Memo
To: Kevin Rudd
From: David Hetherington
Dear Prime Minister:
Governments are defined not only by ideas, but by events. You’ll never be thanked for dodging a bullet. Risk management alone can’t make your government a success but poor risk management will make it a failure.
For your governing project to succeed in the face of external shock, you need to build resilience into the investing society. So in all the enthusiasm of a new government with great hopes and great plans, you must spend some time asking, in effect, “What are the elephants in the room?”
This is one of the huge changes in your responsibilities as you move from opposition to government. Your job isn’t managing a political argument about a risk anymore – it’s actually building an economy and society that can withstand it.

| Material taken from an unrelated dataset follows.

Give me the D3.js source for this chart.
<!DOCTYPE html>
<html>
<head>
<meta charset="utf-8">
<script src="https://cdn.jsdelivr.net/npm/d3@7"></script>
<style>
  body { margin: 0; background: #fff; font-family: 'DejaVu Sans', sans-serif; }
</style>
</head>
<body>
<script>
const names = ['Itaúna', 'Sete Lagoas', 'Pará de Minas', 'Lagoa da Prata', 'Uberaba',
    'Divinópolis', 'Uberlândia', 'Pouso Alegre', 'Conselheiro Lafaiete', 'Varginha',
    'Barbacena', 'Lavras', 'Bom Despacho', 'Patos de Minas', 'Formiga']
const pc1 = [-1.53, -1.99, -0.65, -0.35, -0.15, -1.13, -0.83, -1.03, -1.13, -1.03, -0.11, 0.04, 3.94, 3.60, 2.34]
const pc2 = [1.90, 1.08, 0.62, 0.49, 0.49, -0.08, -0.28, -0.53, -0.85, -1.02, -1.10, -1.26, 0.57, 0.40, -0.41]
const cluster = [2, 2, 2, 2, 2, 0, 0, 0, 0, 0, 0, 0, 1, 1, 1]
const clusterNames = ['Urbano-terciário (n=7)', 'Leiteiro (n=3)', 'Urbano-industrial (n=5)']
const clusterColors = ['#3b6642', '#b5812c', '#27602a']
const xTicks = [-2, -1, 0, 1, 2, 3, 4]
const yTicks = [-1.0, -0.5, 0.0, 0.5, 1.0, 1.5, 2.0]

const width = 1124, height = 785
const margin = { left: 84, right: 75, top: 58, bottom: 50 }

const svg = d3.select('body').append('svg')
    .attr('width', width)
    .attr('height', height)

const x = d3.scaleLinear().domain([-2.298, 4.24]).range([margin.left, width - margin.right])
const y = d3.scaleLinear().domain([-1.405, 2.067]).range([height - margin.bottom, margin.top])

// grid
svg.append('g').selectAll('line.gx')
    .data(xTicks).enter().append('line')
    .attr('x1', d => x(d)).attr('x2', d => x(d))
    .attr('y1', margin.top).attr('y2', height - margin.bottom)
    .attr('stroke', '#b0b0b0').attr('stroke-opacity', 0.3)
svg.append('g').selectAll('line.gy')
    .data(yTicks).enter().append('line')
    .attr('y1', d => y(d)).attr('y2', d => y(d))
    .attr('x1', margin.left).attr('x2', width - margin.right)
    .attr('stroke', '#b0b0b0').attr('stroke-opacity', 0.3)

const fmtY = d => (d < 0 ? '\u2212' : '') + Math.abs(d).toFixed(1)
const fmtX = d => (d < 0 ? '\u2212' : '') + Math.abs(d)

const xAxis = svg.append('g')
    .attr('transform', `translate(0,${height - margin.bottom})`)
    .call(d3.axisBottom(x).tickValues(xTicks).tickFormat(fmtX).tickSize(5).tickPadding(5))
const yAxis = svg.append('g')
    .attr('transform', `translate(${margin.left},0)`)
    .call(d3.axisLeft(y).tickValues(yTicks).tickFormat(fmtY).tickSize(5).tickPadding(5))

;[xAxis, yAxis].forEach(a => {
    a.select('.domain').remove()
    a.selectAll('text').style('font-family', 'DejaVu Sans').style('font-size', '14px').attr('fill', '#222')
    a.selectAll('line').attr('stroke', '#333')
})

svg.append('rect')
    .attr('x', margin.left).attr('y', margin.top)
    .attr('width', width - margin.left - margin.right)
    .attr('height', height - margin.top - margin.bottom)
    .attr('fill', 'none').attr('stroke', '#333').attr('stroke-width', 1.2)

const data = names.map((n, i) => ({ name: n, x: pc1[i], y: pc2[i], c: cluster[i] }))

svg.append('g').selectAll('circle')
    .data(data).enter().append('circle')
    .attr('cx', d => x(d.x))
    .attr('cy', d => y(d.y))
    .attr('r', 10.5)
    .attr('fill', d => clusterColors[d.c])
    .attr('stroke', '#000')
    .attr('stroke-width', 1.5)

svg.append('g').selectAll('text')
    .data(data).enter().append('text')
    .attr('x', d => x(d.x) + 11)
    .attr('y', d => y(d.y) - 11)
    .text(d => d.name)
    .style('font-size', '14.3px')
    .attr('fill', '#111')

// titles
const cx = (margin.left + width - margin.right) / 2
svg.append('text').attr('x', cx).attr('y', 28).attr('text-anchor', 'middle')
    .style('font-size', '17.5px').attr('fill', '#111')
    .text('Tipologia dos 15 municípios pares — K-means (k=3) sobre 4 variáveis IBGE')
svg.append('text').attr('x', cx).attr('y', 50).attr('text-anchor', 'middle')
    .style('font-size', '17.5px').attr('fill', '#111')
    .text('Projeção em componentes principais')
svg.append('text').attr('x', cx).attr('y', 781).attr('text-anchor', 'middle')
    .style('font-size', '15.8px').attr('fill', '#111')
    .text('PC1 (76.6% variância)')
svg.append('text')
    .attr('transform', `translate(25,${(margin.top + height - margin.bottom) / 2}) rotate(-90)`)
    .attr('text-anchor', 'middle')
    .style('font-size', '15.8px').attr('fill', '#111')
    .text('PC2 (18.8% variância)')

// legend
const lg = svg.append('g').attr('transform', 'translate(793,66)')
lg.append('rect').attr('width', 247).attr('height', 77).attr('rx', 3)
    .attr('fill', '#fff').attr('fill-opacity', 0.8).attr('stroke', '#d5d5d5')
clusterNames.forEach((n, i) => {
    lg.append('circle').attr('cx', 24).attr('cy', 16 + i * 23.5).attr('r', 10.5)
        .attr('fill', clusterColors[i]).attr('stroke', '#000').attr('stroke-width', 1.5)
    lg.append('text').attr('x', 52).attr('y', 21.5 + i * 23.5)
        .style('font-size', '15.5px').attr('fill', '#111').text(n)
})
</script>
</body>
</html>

The Aussie dollar. With buoyant markets for our commodities and a steady slide in the greenback, the world’s reserve currency, the Aussie could be set for further strong gains. This could devastate even the most competitive sections of our export industries. The opposite case, where the commodity cycle ends and the dollar tumbles, is almost as bad.
The end of the boom. What really does happen after the boom? The key question is whether we’ll have invested enough in our human capital to be able to turn to high value-add services as the new bedrock of our economy. With existing middle-class service jobs under threat from graduates in India and China, we must use the boom years to prepare for this.
The housing bubble. What if Australia’s long housing bubble finally bursts? The US housing market offers a frightening precedent. As two American bankers argue, since foreclosure prices are typically 20-25% below unforced sales, US house prices will fall markedly in 2008-09, risking a recession and attendant job losses.
Concentrated disadvantage. The investing society cannot succeed unless it improves the life chances of all its citizens. Despite an extended boom, 700,000 children still live in jobless households, indigenous life expectancy is at developing country levels and poverty is entrenched in the housing estates of the inner cities and the urban fringe. There’s a gnawing doubt among policy elites that anything can be done to solve this.
National security. The domestic politics of the War on Terror distracted conservative governments from the growing threats in North Korea, the Taiwan Strait and instability in our immediate region – while the debacle of Iraq has greatly increased the power and influence of Iran. Australia faces massive threats: terrorism, WMD proliferation, and interstate rivalry in North-East Asia, yet you can’t fix them all, and in some cases, what helps deal with one threat can actually make another worse.
We don’t pretend to have the answers to all these challenges, Prime Minister, but we do know this: you’ll need to start making your own judgements about them, and soon.